Middle-Wise

It is best for man to be middle-wise,
Not over cunning and clever:
The learned man whose lore is deep
Is seldom happy at heart.
- The Hávamál

It seems I always come back to this quote from the Hávamál when I consider the possibility of furthering my formal education. As a person with a Master's degree, I feel solidly middle-wise by modern standards; I've made a respectable academic effort, and yet the esoterica offered by a terminal degree program are outside my frame of reference. I've considered this degree or that; a MA in Ethnomusicology, Icelandic Studies or Celtic, a MFA in Writing, a PhD in English, a Bachelor of Science in Physics, and all of these are within my grasp if I want them enough.

Yet there is more to knowing than knowledge, and there are processes to the acquisition of that knowledge that shape the mind in specific ways. For instance, because I was raised a Jehovah's Witness, and because I have been Pagan in a world replete with Christian privilege my entire adult life, I cannot appreciate the Bible as the collection of desert mythology it is. Another example might be the way I was taught to view the work of William Butler Yeats as an undergraduate student of Celtic versus the way I was encouraged to view his work as a graduate student of English. In the first instance, he was an Irishman writing in an Irish context. In the second, he was one in a company of dead white poets who weren’t terribly interesting to scholars anymore.

So when I consider the possibility of furthering my formal education, I have to ask myself what the process will do to the knowledge. How would becoming a student of Ethnomusicology inform my drumming? Would I be better served putting the time and money of a degree program into practice, lessons, workshops and instrument upgrades? Who would I become as a result of formal education? Who would I become as a result of dedicated practice?

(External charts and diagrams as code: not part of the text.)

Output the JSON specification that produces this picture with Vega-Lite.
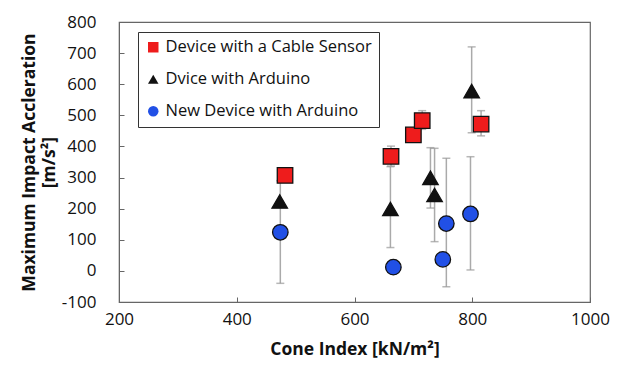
{
  "$schema": "https://vega.github.io/schema/vega-lite/v6.json",
  "width": 471,
  "height": 280,
  "autosize": "none",
  "padding": {"left": 119, "top": 22, "right": 32, "bottom": 66},
  "background": "white",
  "config": {
    "font": "Open Sans",
    "view": {"stroke": "#666", "strokeWidth": 1.2},
    "axis": {
      "labelFont": "Open Sans",
      "labelFontSize": 17,
      "labelColor": "#111",
      "labelOverlap": false,
      "labelFlush": false,
      "titleFont": "Open Sans",
      "titleFontSize": 17.5,
      "titleFontWeight": "bold",
      "titleColor": "#111",
      "grid": false,
      "domainColor": "#666",
      "tickColor": "#666",
      "tickSize": -5
    }
  },
  "data": {
    "values": [
      {"series": "Device with a Cable Sensor", "ci": 482, "acc": 307},
      {"series": "Device with a Cable Sensor", "ci": 662, "acc": 368, "lo": 337, "hi": 401},
      {"series": "Device with a Cable Sensor", "ci": 700, "acc": 437},
      {"series": "Device with a Cable Sensor", "ci": 715, "acc": 483, "lo": 455, "hi": 515},
      {"series": "Device with a Cable Sensor", "ci": 815, "acc": 472, "lo": 434, "hi": 515},
      {"series": "Dvice with Arduino", "ci": 473, "acc": 223},
      {"series": "Dvice with Arduino", "ci": 661, "acc": 199, "lo": 75, "hi": 335},
      {"series": "Dvice with Arduino", "ci": 729, "acc": 299, "lo": 202, "hi": 396},
      {"series": "Dvice with Arduino", "ci": 736, "acc": 244, "lo": 94, "hi": 394},
      {"series": "Dvice with Arduino", "ci": 799, "acc": 578, "lo": 444, "hi": 720},
      {"series": "New Device with Arduino", "ci": 474, "acc": 124, "lo": -40, "hi": 290},
      {"series": "New Device with Arduino", "ci": 666, "acc": 12},
      {"series": "New Device with Arduino", "ci": 756, "acc": 152, "lo": -51, "hi": 362},
      {"series": "New Device with Arduino", "ci": 750, "acc": 37},
      {"series": "New Device with Arduino", "ci": 797, "acc": 183, "lo": 3, "hi": 367}
    ]
  },
  "encoding": {
    "x": {
      "field": "ci",
      "type": "quantitative",
      "scale": {"domain": [200, 1000], "nice": false, "zero": false},
      "axis": {
        "values": [200, 400, 600, 800, 1000],
        "labelExpr": "'' + datum.value",
        "title": "Cone Index [kN/m²]",
        "labelPadding": 14,
        "titlePadding": 13
      }
    }
  },
  "layer": [
    {
      "transform": [{"filter": "isValid(datum.lo)"}],
      "mark": {"type": "rule", "color": "#aaaaaa", "strokeWidth": 1.5},
      "encoding": {
        "y": {
          "field": "lo", "type": "quantitative",
          "scale": {"domain": [-100, 800], "nice": false, "zero": false},
          "axis": {
            "values": [-100, 0, 100, 200, 300, 400, 500, 600, 700, 800],
            "labelExpr": "'' + datum.value",
            "title": ["Maximum Impact Accleration", "[m/s²]"],
            "labelPadding": 28, "titlePadding": 3, "titleLineHeight": 20
          }
        },
        "y2": {"field": "hi"}
      }
    },
    {
      "transform": [{"filter": "isValid(datum.lo)"}],
      "mark": {"type": "tick", "orient": "horizontal", "color": "#999999", "size": 8, "thickness": 1.5},
      "encoding": {
        "y": {
          "field": "lo", "type": "quantitative",
          "scale": {"domain": [-100, 800], "nice": false, "zero": false},
          "axis": {
            "values": [-100, 0, 100, 200, 300, 400, 500, 600, 700, 800],
            "labelExpr": "'' + datum.value",
            "title": ["Maximum Impact Accleration", "[m/s²]"],
            "labelPadding": 28, "titlePadding": 3, "titleLineHeight": 20
          }
        }
      }
    },
    {
      "transform": [{"filter": "isValid(datum.lo)"}],
      "mark": {"type": "tick", "orient": "horizontal", "color": "#999999", "size": 8, "thickness": 1.5},
      "encoding": {
        "y": {
          "field": "hi", "type": "quantitative",
          "scale": {"domain": [-100, 800], "nice": false, "zero": false},
          "axis": {
            "values": [-100, 0, 100, 200, 300, 400, 500, 600, 700, 800],
            "labelExpr": "'' + datum.value",
            "title": ["Maximum Impact Accleration", "[m/s²]"],
            "labelPadding": 28, "titlePadding": 3, "titleLineHeight": 20
          }
        }
      }
    },
    {
      "mark": {"type": "point", "filled": true, "stroke": "#111", "strokeWidth": 1.3, "opacity": 1, "size": 240},
      "encoding": {
        "y": {
          "field": "acc", "type": "quantitative",
          "scale": {"domain": [-100, 800], "nice": false, "zero": false},
          "axis": {
            "values": [-100, 0, 100, 200, 300, 400, 500, 600, 700, 800],
            "labelExpr": "'' + datum.value",
            "title": ["Maximum Impact Accleration", "[m/s²]"],
            "labelPadding": 28, "titlePadding": 3, "titleLineHeight": 20
          }
        },
        "shape": {
          "field": "series",
          "type": "nominal",
          "scale": {
            "domain": ["Device with a Cable Sensor", "Dvice with Arduino", "New Device with Arduino"],
            "range": ["square", "triangle-up", "circle"]
          },
          "legend": null
        },
        "color": {
          "field": "series",
          "type": "nominal",
          "scale": {
            "domain": ["Device with a Cable Sensor", "Dvice with Arduino", "New Device with Arduino"],
            "range": ["#ee1c1c", "#111111", "#2150e6"]
          },
          "legend": {
            "title": null,
            "orient": "none",
            "legendX": 19,
            "legendY": 10,
            "strokeColor": "#333",
            "fillColor": "white",
            "padding": 7,
            "labelFont": "Open Sans",
            "labelFontSize": 16.5,
            "labelColor": "#111",
            "symbolSize": 110,
            "symbolStrokeWidth": 0,
            "rowPadding": 15,
            "labelOffset": 4,
            "labelLimit": 300
          }
        }
      }
    }
  ]
}
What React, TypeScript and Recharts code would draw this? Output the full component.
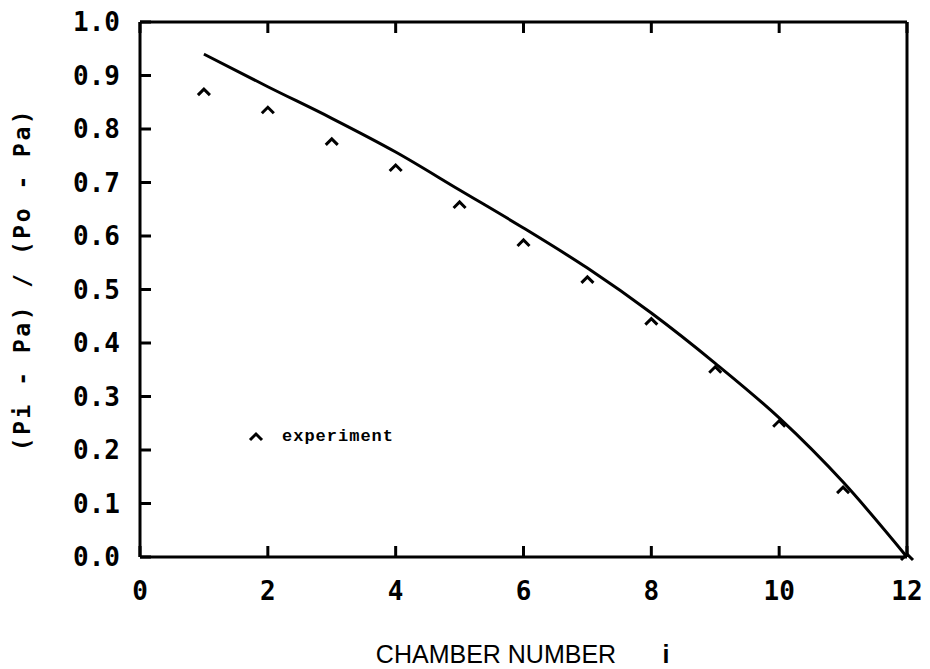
import { ComposedChart, Line, Scatter, XAxis, YAxis } from "recharts";

const chambers = [1, 2, 3, 4, 5, 6, 7, 8, 9, 10, 11, 12];
const modelRatio = [0.94, 0.879, 0.82, 0.757, 0.686, 0.615, 0.54, 0.456, 0.362, 0.26, 0.14, 0.0];
const experimentRatio = [0.869, 0.835, 0.776, 0.727, 0.658, 0.587, 0.518, 0.44, 0.35, 0.249, 0.125, 0.0];
const xTicks = [0, 2, 4, 6, 8, 10, 12];
const yTicks = [0, 0.1, 0.2, 0.3, 0.4, 0.5, 0.6, 0.7, 0.8, 0.9, 1.0];

const data = chambers.map((c, i) => ({
  chamber: c,
  model: modelRatio[i],
  experiment: experimentRatio[i],
}));

const INK = "#000";
const tickFont = "'DejaVu Sans Mono', monospace";

// eslint-disable-next-line @typescript-eslint/no-explicit-any
const BottomTick = (props: any) => {
  const { x, y, payload } = props;
  return (
    <g>
      <line x1={x} y1={y} x2={x} y2={y - 11} stroke={INK} strokeWidth={3} />
      <text
        x={x}
        y={y + 34}
        textAnchor="middle"
        dominantBaseline="central"
        fontFamily={tickFont}
        fontWeight="bold"
        fontSize={26}
        fill={INK}
      >
        {payload.value}
      </text>
    </g>
  );
};

// eslint-disable-next-line @typescript-eslint/no-explicit-any
const TopTick = (props: any) => {
  const { x, y } = props;
  return <line x1={x} y1={y} x2={x} y2={y + 11} stroke={INK} strokeWidth={3} />;
};

// eslint-disable-next-line @typescript-eslint/no-explicit-any
const LeftTick = (props: any) => {
  const { x, y, payload } = props;
  return (
    <g>
      <line x1={x} y1={y} x2={x + 11} y2={y} stroke={INK} strokeWidth={3} />
      <text
        x={x - 20}
        y={y}
        textAnchor="end"
        dominantBaseline="central"
        fontFamily={tickFont}
        fontWeight="bold"
        fontSize={26}
        fill={INK}
      >
        {Number(payload.value).toFixed(1)}
      </text>
    </g>
  );
};

// eslint-disable-next-line @typescript-eslint/no-explicit-any
const RightTick = (props: any) => {
  const { x, y } = props;
  return <line x1={x} y1={y} x2={x - 11} y2={y} stroke={INK} strokeWidth={3} />;
};

// eslint-disable-next-line @typescript-eslint/no-explicit-any
const Caret = (props: any) => {
  const { cx, cy } = props;
  if (cx == null || cy == null) return null;
  return (
    <path
      d={`M${cx - 6},${cy + 3} L${cx},${cy - 3} L${cx + 6},${cy + 3}`}
      fill="none"
      stroke={INK}
      strokeWidth={3}
    />
  );
};

// eslint-disable-next-line @typescript-eslint/no-explicit-any
const XTitle = (props: any) => {
  const { viewBox } = props;
  const cx = viewBox.x + 356;
  const cy = viewBox.y + 97;
  return (
    <g>
      <text
        x={cx}
        y={cy}
        textAnchor="middle"
        dominantBaseline="central"
        fontFamily="'Liberation Sans', Arial, sans-serif"
        fontSize={25}
        fill={INK}
      >
        CHAMBER NUMBER
      </text>
      <text
        x={cx + 170}
        y={cy}
        textAnchor="middle"
        dominantBaseline="central"
        fontFamily="'Liberation Sans', Arial, sans-serif"
        fontWeight="bold"
        fontSize={25}
        fill={INK}
      >
        i
      </text>
    </g>
  );
};

// eslint-disable-next-line @typescript-eslint/no-explicit-any
const YTitle = (props: any) => {
  const { viewBox } = props;
  const cx = viewBox.x + 22;
  const cy = viewBox.y + viewBox.height / 2 - 10;
  return (
    <text
      x={cx}
      y={cy}
      transform={`rotate(-90, ${cx}, ${cy})`}
      textAnchor="middle"
      dominantBaseline="central"
      fontFamily={tickFont}
      fontWeight="bold"
      fontSize={23}
      letterSpacing={2.5}
      fill={INK}
    >
      (Pi - Pa) / (Po - Pa)
    </text>
  );
};

export default function App() {
  return (
    <div style={{ position: "absolute", left: 0, top: 0, width: 930, height: 669, background: "#fff" }}>
      <ComposedChart width={930} height={669} data={data} margin={{ top: 0, right: 0, bottom: 0, left: 0 }}>
        <XAxis
          dataKey="chamber"
          type="number"
          domain={[0, 12]}
          ticks={xTicks}
          height={112}
          tickSize={0}
          tickMargin={0}
          tickLine={false}
          tick={<BottomTick />}
          axisLine={{ stroke: INK, strokeWidth: 3 }}
          label={<XTitle />}
        />
        <XAxis
          xAxisId="top"
          orientation="top"
          dataKey="chamber"
          type="number"
          domain={[0, 12]}
          ticks={xTicks}
          height={22}
          tickSize={0}
          tickMargin={0}
          tickLine={false}
          tick={<TopTick />}
          axisLine={{ stroke: INK, strokeWidth: 3 }}
        />
        <YAxis
          type="number"
          domain={[0, 1]}
          ticks={yTicks}
          width={140}
          tickSize={0}
          tickMargin={0}
          tickLine={false}
          tick={<LeftTick />}
          axisLine={{ stroke: INK, strokeWidth: 3 }}
          label={<YTitle />}
        />
        <YAxis
          yAxisId="right"
          orientation="right"
          type="number"
          domain={[0, 1]}
          ticks={yTicks}
          width={23}
          tickSize={0}
          tickMargin={0}
          tickLine={false}
          tick={<RightTick />}
          axisLine={{ stroke: INK, strokeWidth: 3 }}
        />
        <Line
          dataKey="model"
          type="monotone"
          stroke={INK}
          strokeWidth={3}
          dot={false}
          isAnimationActive={false}
        />
        <Scatter dataKey="experiment" shape={<Caret />} isAnimationActive={false} />
      </ComposedChart>
      <div style={{ position: "absolute", left: 248, top: 427, display: "flex", alignItems: "center" }}>
        <svg width={16} height={14}>
          <path d="M2,10 L8,4 L14,10" fill="none" stroke={INK} strokeWidth={3} />
        </svg>
        <span
          style={{
            marginLeft: 18,
            fontFamily: "'Liberation Mono', monospace",
            fontWeight: "bold",
            fontSize: 17,
            letterSpacing: 1,
            color: INK,
          }}
        >
          experiment
        </span>
      </div>
    </div>
  );
}
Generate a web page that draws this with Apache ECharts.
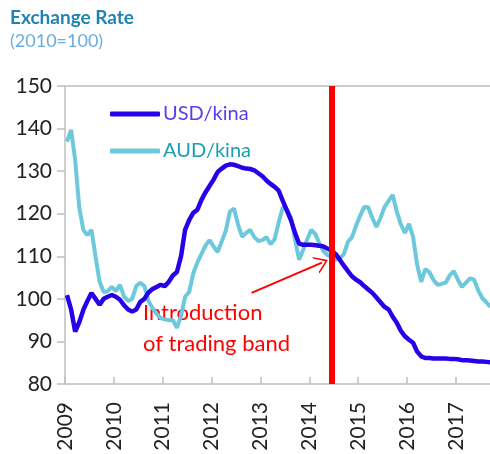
<!DOCTYPE html>
<html>
<head>
<meta charset="utf-8">
<script src="https://cdn.jsdelivr.net/npm/echarts@6/dist/echarts.min.js"></script>
<style>
  html, body { margin: 0; padding: 0; background: #fff; }
  #chart { width: 490px; height: 454px; }
</style>
</head>
<body>
<div id="chart"></div>
<script>
// monthly index values, Jan 2009 .. Sep 2017 (2010=100)
var startYear = 2009
var usdKina = [
  100.9, 97.5, 92.3, 94.5, 97.4, 99.5, 101.4, 100, 98.6, 100, 100.5, 100.9,
  100.5, 99.8, 98.5, 97.5, 97, 97.5, 99.3, 100, 101.5, 102.3, 102.8, 103.3,
  103, 104, 105.5, 106.3, 110, 116.2, 118.5, 120.2, 120.9, 123.2, 125, 126.5,
  128, 129.8, 130.6, 131.3, 131.6, 131.5, 131.2, 130.8, 130.6, 130.5, 130.2, 129.5,
  128.8, 127.8, 127, 126.3, 125.4, 123, 120.8, 118.5, 115.5, 113, 112.7, 112.7,
  112.7, 112.6, 112.5, 112.3, 111.8, 111.3, 110.5, 109.2, 107.8, 106.5, 105.3, 104.5,
  103.9, 103, 102.2, 101.4, 100.3, 99.2, 98.1, 97.5, 95.8, 94.4, 92.5, 91.2,
  90.4, 89.7, 87.6, 86.5, 86.1, 86.1, 86, 86, 86, 86, 85.9, 85.9,
  85.8, 85.6, 85.6, 85.5, 85.4, 85.3, 85.3, 85.2, 85.1
]
var audKina = [
  136.9, 139.7, 132.6, 121.5, 116.2, 115, 116.2, 110, 104, 101.6, 101.8, 102.8,
  101.8, 103.3, 100.5, 99.5, 100, 103, 103.8, 103, 99.5, 97.8, 96.5, 95.5,
  95.2, 95, 95, 93.2, 96, 100.5, 101.6, 106, 108.5, 110.5, 112.5, 113.8,
  112.3, 111, 113.5, 116, 120.5, 121.2, 117.5, 114.6, 115.5, 116.2, 114.5, 113.6,
  113.8, 114.5, 112.8, 114, 118, 121.5, 121, 119.2, 114, 109.2, 111.5, 114,
  116.2, 115.2, 113, 111.2, 110.3, 109.8, 109.2, 109.5, 110.5, 113.4, 114.5, 117.2,
  119.5, 121.6, 121.5, 119, 116.9, 119, 121.6, 123, 124.4, 120.5, 117.5, 115.5,
  117.6, 114.6, 108, 104, 107, 106.3, 104.5, 103.3, 103.5, 103.8, 105.5, 106.5,
  104.5, 102.8, 103.8, 104.8, 104.5, 102, 100.2, 99.2, 98.1
]
var bandDate = 2014.46
var arrowFrom = [2012.82, 101.4]
var arrowTo = [2014.26, 108.5]
var seriesNames = ['USD/kina', 'AUD/kina']

// month mid-points as decimal years
function toPairs(values) {
  return values.map(function (v, i) {
    return [startYear + (i + 0.5) / 12, v]
  })
}

var chart = echarts.init(document.getElementById('chart'))
var font = 'Lato, "Liberation Sans", sans-serif'
var axisGrey = '#bfbfbf'

var option = {
  animation: false,
  textStyle: { fontFamily: font },
  title: {
    text: 'Exchange Rate',
    subtext: '(2010=100)',
    left: 5,
    top: 3,
    itemGap: 5,
    textStyle: { fontFamily: font, fontSize: 19, fontWeight: 'bold', color: '#2183b3' },
    subtextStyle: { fontFamily: font, fontSize: 18, color: '#6aaedb' }
  },
  legend: {
    orient: 'vertical',
    left: 105,
    top: 99,
    itemWidth: 50,
    itemHeight: 5,
    itemGap: 17,
    icon: 'roundRect',
    textStyle: { fontFamily: font, fontSize: 20, padding: [0, 0, 0, -2] },
    data: [
      { name: seriesNames[0], textStyle: { color: '#5a3cf2' } },
      { name: seriesNames[1], textStyle: { color: '#1b9fb0' } }
    ]
  },
  grid: { left: 65, right: 0, top: 86, bottom: 70 },
  xAxis: [{
    type: 'value',
    min: 2009,
    max: 2017.7,
    interval: 1,
    axisLine: { show: true, lineStyle: { color: axisGrey, width: 1.5 } },
    axisTick: { show: true, inside: true, length: 7, lineStyle: { color: axisGrey, width: 1.5 } },
    splitLine: { show: false },
    axisLabel: {
      rotate: 90,
      fontSize: 21,
      color: '#222',
      margin: 18,
      showMaxLabel: false,
      formatter: function (v) { return String(Math.round(v)) }
    }
  }, {
    type: 'value',
    position: 'top',
    min: 2009,
    max: 2017.7,
    axisLine: { show: true, lineStyle: { color: axisGrey, width: 1.5 } },
    axisTick: { show: false },
    axisLabel: { show: false },
    splitLine: { show: false }
  }],
  yAxis: {
    type: 'value',
    min: 80,
    max: 150,
    interval: 10,
    axisLine: { show: true, lineStyle: { color: axisGrey, width: 1.5 } },
    axisTick: { show: true, length: 8, lineStyle: { color: axisGrey, width: 1.5 } },
    splitLine: { show: false },
    axisLabel: { fontSize: 21, color: '#222', margin: 13 }
  },
  graphic: [{
    type: 'text',
    left: 215 - 72,
    top: 297,
    style: {
      text: 'Introduction\nof trading band',
      fill: '#ff0000',
      font: '22px ' + font,
      lineHeight: 31,
      align: 'center',
      width: 144
    }
  }],
  series: [{
    name: seriesNames[0],
    type: 'line',
    data: toPairs(usdKina),
    showSymbol: false,
    symbol: 'none',
    lineStyle: { color: '#2a00e8', width: 4.5 },
    itemStyle: { color: '#2a00e8' },
    z: 3
  }, {
    name: seriesNames[1],
    type: 'line',
    data: toPairs(audKina),
    showSymbol: false,
    symbol: 'none',
    lineStyle: { color: '#6cc9dc', width: 4 },
    itemStyle: { color: '#6cc9dc' },
    z: 2,
    markLine: {
      silent: true,
      animation: false,
      label: { show: false },
      data: [
        [{
          xAxis: bandDate, yAxis: 80,
          symbol: 'none',
          lineStyle: { color: '#ff0000', width: 6, type: 'solid' }
        }, { xAxis: bandDate, yAxis: 150, symbol: 'none' }],
        [{
          coord: arrowFrom,
          symbol: 'none',
          lineStyle: { color: '#ff0000', width: 2, type: 'solid' }
        }, {
          coord: arrowTo,
          symbol: 'path://M10,0 L20,14 L18,14 L10,3 L2,14 L0,14 Z',
          symbolSize: [18, 13],
          symbolOffset: [0, 0]
        }]
      ]
    }
  }]
}

chart.setOption(option)
</script>
</body>
</html>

Worse, would formal education instil barriers to other kinds of knowing? The biases of a problematic English department might have ruined Yeats for me if it hadn’t been for my association with the Celts beforehand. And even my Celtic Studies degree, by far my favourite of the degrees and certifications I hold, leached much of the enthusiasm I had for the sacred Celtic and replaced it with the hard sort of knowing favoured by the academy. I think about that sometimes when I consider the possibility of a MA in Icelandic Studies. How much of what I want to know about Northern Europe might be stripped of its power to inform my spirit by six semesters and a paper? I would certainly hate to lose my Northern muse. Her footprint is everywhere in my work.

Anyway, I think there might be a thing in me that seeks academic qualifications for their own sakes or as a way to avoid cultivating the discipline of learning a thing on my own. Of course, if I wanted to practice nursing or veterinary medicine, I’d need to pursue certain qualifications, but that’s not what I’m writing about here. I don’t need degrees in Ethnomusicology to become a performance-ready drummer. I don’t need degrees in Icelandic Studies to become a better writer.

Perhaps what I’m offering here, by way of my own life experience, is a cautionary statement about process. Don’t just seek the acquisition of knowledge. Decide also upon the method. Don’t lose your appreciation of desert mythology because you sought to know it by way of a conservative church. Don’t lose Yeats to people who tell you he’s a dead white poet of little significance. Don’t study pedagogy when you could be drumming. Don’t spend six semesters and a paper trying to feed a Northern muse. Do undertake a university program and continuing education when nursing or veterinary medicine are your goals. Protect the thing in you that wants to learn by giving it the proper knowledge and the proper method. Protect the thing in you that wants to learn, period.

Does that make sense to you? It makes sense to me, and it’s what I’ve been on about in my own head this week while I’ve been away from social networking. I’m not decrying formal education, nor am I decrying spiritual education. I love knowing. I love the life of the mind. But I’m beginning to believe the mind and its life need more than formality to learn. They need space to wander, and self-discipline, and time. They need what they need, and we oughtn’t force them to endure what we’re told is most appropriate or respectable for them.